KCL concepts - Amazon Kinesis Data Streams
Services or capabilities described in Amazon Web Services documentation might vary by Region. To see the differences applicable to the China Regions, see Getting Started with Amazon Web Services in China (PDF).

KCL concepts

This section explains the core concepts and interactions of Kinesis Client Library (KCL). These concepts are fundamental to developing and managing KCL consumer applications.

  • KCL consumer application – a custom-built application designed to read and process records from Kinesis data streams using the Kinesis Client Library.

  • Worker – KCL consumer applications are typically distributed, with one or more workers running simultaneously. KCL coordinates workers to consume data from the stream in a distributed manner and balances the load evenly across multiple workers.

  • Scheduler – a high-level class that a KCL worker uses to start processing data. Each KCL worker has one scheduler.
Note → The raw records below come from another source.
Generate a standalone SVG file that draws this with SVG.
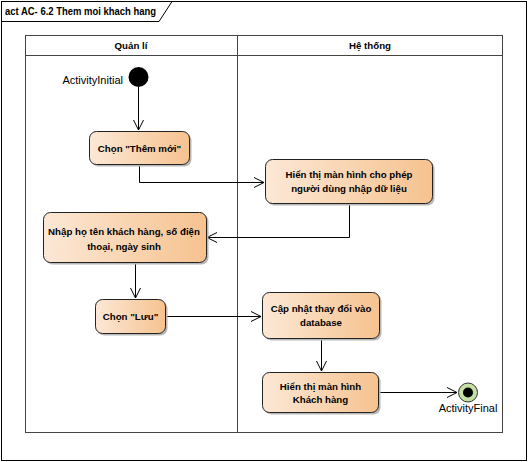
<svg xmlns="http://www.w3.org/2000/svg" width="528" height="462" viewBox="0 0 528 462">
<style>
text{font-family:"Liberation Sans",Arial,sans-serif;fill:#000}
.t{font-size:9.7px;font-weight:bold;text-anchor:middle}
.lbl{font-size:11px}
.box{fill:url(#g);stroke:#222;stroke-width:1}
.sh{fill:#b8b8b8}
.ln{fill:none;stroke:#000;stroke-width:1}
.lane{fill:none;stroke:#444;stroke-width:1}
</style>
<defs>
<linearGradient id="g" x1="0" y1="0" x2="1" y2="0">
<stop offset="0" stop-color="#fce8d6"/>
<stop offset="1" stop-color="#f6c28f"/>
</linearGradient>
<marker id="a" markerWidth="12" markerHeight="12" refX="10" refY="6" orient="auto" markerUnits="userSpaceOnUse">
<path d="M0,1 L10,6 L0,11" fill="none" stroke="#000" stroke-width="1"/>
</marker>
</defs>
<rect width="528" height="462" fill="#fff"/>
<g id="frame">
<rect x="1.5" y="1.5" width="525" height="459" fill="none" stroke="#000"/>
<path d="M1.5,21.5 H159 L172,1.5" fill="none" stroke="#000"/>
<text x="5" y="15" style="font-size:10.5px;font-weight:bold" textLength="151" lengthAdjust="spacingAndGlyphs">act AC- 6.2 Them moi khach hang</text>
</g>
<g id="lanes">
<rect x="25.5" y="35.5" width="477" height="397" class="lane"/>
<line x1="25.5" y1="55.5" x2="502.5" y2="55.5" class="lane"/>
<line x1="237.5" y1="35.5" x2="237.5" y2="432.5" class="lane"/>
<text x="131" y="49" class="t">Quản lí</text>
<text x="370" y="49" class="t">Hệ thống</text>
</g>
<g id="connectors">
<path d="M138.5,87 V130" class="ln" marker-end="url(#a)"/>
<path d="M139.5,164 V182.5 H264" class="ln" marker-end="url(#a)"/>
<path d="M349.5,203 V237.5 H207" class="ln" marker-end="url(#a)"/>
<path d="M135.5,262 V298" class="ln" marker-end="url(#a)"/>
<path d="M165,316.5 H261" class="ln" marker-end="url(#a)"/>
<path d="M321.5,338 V371" class="ln" marker-end="url(#a)"/>
<path d="M378,392.5 H457" class="ln" marker-end="url(#a)"/>
</g>
<g id="initial">
<circle cx="138.5" cy="77" r="10" fill="#000"/>
<text x="123" y="84" class="lbl" text-anchor="end">ActivityInitial</text>
</g>
<g id="n1">
<rect x="91.5" y="133.5" width="100" height="33" rx="7" class="sh"/>
<rect x="89.5" y="131.5" width="100" height="33" rx="7" class="box"/>
<text x="139.5" y="152" class="t">Chọn "Thêm mới"</text>
</g>
<g id="n2">
<rect x="267.5" y="161.5" width="167" height="44" rx="7" class="sh"/>
<rect x="265.5" y="159.5" width="167" height="44" rx="7" class="box"/>
<text x="349" y="178" class="t">Hiển thị màn hình cho phép</text>
<text x="349" y="192" class="t">người dùng nhập dữ liệu</text>
</g>
<g id="n3">
<rect x="45.5" y="214.5" width="163" height="50" rx="7" class="sh"/>
<rect x="43.5" y="212.5" width="163" height="50" rx="7" class="box"/>
<text x="124" y="235" class="t">Nhập họ tên khách hàng, số điện</text>
<text x="124" y="250" class="t">thoại, ngày sinh</text>
</g>
<g id="n4">
<rect x="97.5" y="301.5" width="70" height="34" rx="7" class="sh"/>
<rect x="95.5" y="299.5" width="70" height="34" rx="7" class="box"/>
<text x="130.5" y="320" class="t">Chọn "Lưu"</text>
</g>
<g id="n5">
<rect x="264.5" y="294.5" width="117" height="46" rx="7" class="sh"/>
<rect x="262.5" y="292.5" width="117" height="46" rx="7" class="box"/>
<text x="321" y="312" class="t">Cập nhật thay đổi vào</text>
<text x="321" y="326" class="t">database</text>
</g>
<g id="n6">
<rect x="264.5" y="374.5" width="116" height="40" rx="7" class="sh"/>
<rect x="262.5" y="372.5" width="116" height="40" rx="7" class="box"/>
<text x="320.5" y="390" class="t">Hiển thị màn hình</text>
<text x="320.5" y="403" class="t">Khách hàng</text>
</g>
<g id="final">
<circle cx="468" cy="392.5" r="9.5" fill="#c6e0a4" stroke="#333" stroke-width="1"/>
<circle cx="468" cy="392.5" r="5" fill="#000"/>
<text x="468" y="412" class="lbl" text-anchor="middle">ActivityFinal</text>
</g>
</svg>
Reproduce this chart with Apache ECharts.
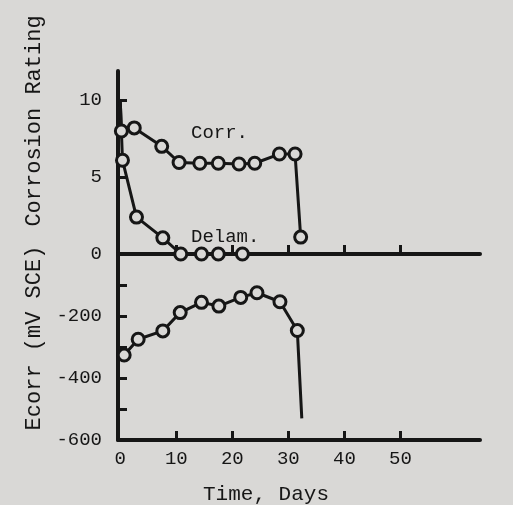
<!DOCTYPE html>
<html>
<head>
<meta charset="utf-8">
<script src="https://cdn.jsdelivr.net/npm/echarts@6/dist/echarts.min.js"></script>
<style>
  html, body { margin: 0; padding: 0; background: #d9d8d6; }
  #main { width: 513px; height: 505px; }
</style>
</head>
<body>
<div id="main"></div>
<script>
// corrosion rating panel (top)
const corrDays = [0, 0.2, 2.5, 7.4, 10.5, 14.2, 17.5, 21.2, 24.0, 28.4, 31.2, 32.2];
const corrRating = [10, 8.0, 8.2, 7.0, 5.95, 5.9, 5.9, 5.85, 5.9, 6.5, 6.5, 1.1];
const delamDays = [0, 0.4, 2.9, 7.6, 10.8, 14.5, 17.5, 21.8];
const delamRating = [10, 6.1, 2.4, 1.05, 0, 0, 0, 0];
// Ecorr panel (bottom), last value is the end of the drop line
const ecorrDays = [0.7, 3.2, 7.6, 10.7, 14.5, 17.6, 21.5, 24.4, 28.5, 31.6, 32.4];
const ecorrMv = [-326, -275, -248, -189, -156, -168, -140, -125, -154, -247, -530];

const dayTicks = [0, 10, 20, 30, 40, 50];
const ratingTicks = [0, 5, 10];
const mvLabels = [-600, -400, -200];
const mvTicks = [-500, -400, -300, -200, -100];

const ink = '#161616';
const bg = '#d9d8d6';
const font = '"Liberation Mono", "DejaVu Sans Mono", monospace';

// first point of a line that has no circle drawn on it
function pts(xs, ys, bareFirst, bareLast) {
    return xs.map(function (x, i) {
        const p = { value: [x, ys[i]] };
        if ((bareFirst && i === 0) || (bareLast && i === xs.length - 1)) p.symbol = 'none';
        return p;
    });
}

const chart = echarts.init(document.getElementById('main'));

const lineStyle = { color: ink, width: 3 };
const itemStyle = { color: bg, borderColor: ink, borderWidth: 3 };

const xBase = {
    type: 'value', min: -0.4, max: 64.2,
    splitLine: { show: false },
    axisLine: { onZero: false, lineStyle: { color: ink, width: 4 } },
    axisTick: { inside: true, length: 9, lineStyle: { color: ink, width: 3 }, customValues: [10, 20, 30, 40, 50] }
};

chart.setOption({
    backgroundColor: bg,
    animation: false,
    textStyle: { fontFamily: font, color: ink },
    grid: [
        { left: 118, top: 71, width: 362, height: 183 },
        { left: 118, top: 254, width: 362, height: 186 }
    ],
    xAxis: [
        Object.assign({ gridIndex: 0, axisLabel: { show: false } }, xBase),
        Object.assign({ gridIndex: 1, axisLabel: { color: ink, fontSize: 19, fontFamily: font, margin: 9, customValues: dayTicks } }, xBase)
    ],
    yAxis: [
        {
            gridIndex: 0, type: 'value', min: 0, max: 11.9,
            splitLine: { show: false },
            axisLine: { onZero: false, lineStyle: { color: ink, width: 4 } },
            axisTick: { inside: true, length: 9, lineStyle: { color: ink, width: 3 }, customValues: [5, 10] },
            axisLabel: { color: ink, fontSize: 19, fontFamily: font, margin: 16, customValues: ratingTicks }
        },
        {
            gridIndex: 1, type: 'value', min: -600, max: 0,
            splitLine: { show: false },
            axisLine: { onZero: false, lineStyle: { color: ink, width: 4 } },
            axisTick: { inside: true, length: 9, lineStyle: { color: ink, width: 3 }, customValues: mvTicks },
            axisLabel: { color: ink, fontSize: 19, fontFamily: font, margin: 16, customValues: mvLabels }
        }
    ],
    graphic: [
        { type: 'text', x: 34, y: 121, rotation: Math.PI / 2,
          style: { text: 'Corrosion Rating', font: '22px ' + font, fill: ink, align: 'center', verticalAlign: 'middle' } },
        { type: 'text', x: 34, y: 338, rotation: Math.PI / 2,
          style: { text: 'Ecorr (mV SCE)', font: '22px ' + font, fill: ink, align: 'center', verticalAlign: 'middle' } },
        { type: 'text', x: 266, y: 494,
          style: { text: 'Time, Days', font: '21px ' + font, fill: ink, align: 'center', verticalAlign: 'middle' } },
        { type: 'text', x: 191, y: 133,
          style: { text: 'Corr.', font: '19px ' + font, fill: ink, align: 'left', verticalAlign: 'middle' } },
        { type: 'text', x: 191, y: 237,
          style: { text: 'Delam.', font: '19px ' + font, fill: ink, align: 'left', verticalAlign: 'middle' } }
    ],
    series: [
        { name: 'Corr.', type: 'line', xAxisIndex: 0, yAxisIndex: 0, clip: false,
          data: pts(corrDays, corrRating, true, false),
          symbol: 'circle', symbolSize: 12, lineStyle: lineStyle, itemStyle: itemStyle },
        { name: 'Delam.', type: 'line', xAxisIndex: 0, yAxisIndex: 0, clip: false,
          data: pts(delamDays, delamRating, true, false),
          symbol: 'circle', symbolSize: 12, lineStyle: lineStyle, itemStyle: itemStyle },
        { name: 'Ecorr', type: 'line', xAxisIndex: 1, yAxisIndex: 1, clip: false,
          data: pts(ecorrDays, ecorrMv, false, true),
          symbol: 'circle', symbolSize: 12, lineStyle: lineStyle, itemStyle: itemStyle }
    ]
});
</script>
</body>
</html>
The scheduler initializes and oversees various tasks, including syncing shard information from Kinesis data streams, tracking shard assignments among workers, and processing data from the stream based on the assigned shards to the worker. Scheduler can take various configurations that affect the scheduler's behavior, such as the name of the stream to process and Amazon credentials. Scheduler initiates the delivery of data records from the stream to the record processors.

  • Record processor – defines the logic for how your KCL consumer application processes the data it receives from the data streams. You must implement your own custom data processing logic in the record processor. A KCL worker instantiates a scheduler. The scheduler then instantiates one record processor for every shard to which it holds a lease. A worker can run multiple record processors.

  • Lease – defines the assignment between a worker and a shard. KCL consumer applications use leases to distribute data record processing across multiple workers. Each shard is bound to only one worker by a lease at any given time and each worker can hold one or more leases simultaneously. When a worker stops holding a lease due to stopping or failing, KCL assigns another worker to take the lease. To learn more about the lease, see Github documentation: Lease Lifecycle.

  • Lease table – is a unique Amazon DynamoDB table used to track all leases for the KCL consumer application. Each KCL consumer application creates its own lease table. The lease table is used to maintain state across all workers to coordinate data processing. For more information, see DynamoDB metadata tables and load balancing in KCL.

  • Checkpointing – is the process of persistently storing the position of the last successfully processed record in a shard. KCL manages checkpointing to make sure that processing can be resumed from the last checkpointed position if a worker fails or the application restarts. Checkpoints are stored in the DynamoDB lease table as part of the metadata of the lease. This allows workers to pick up processing from where the previous worker stopped.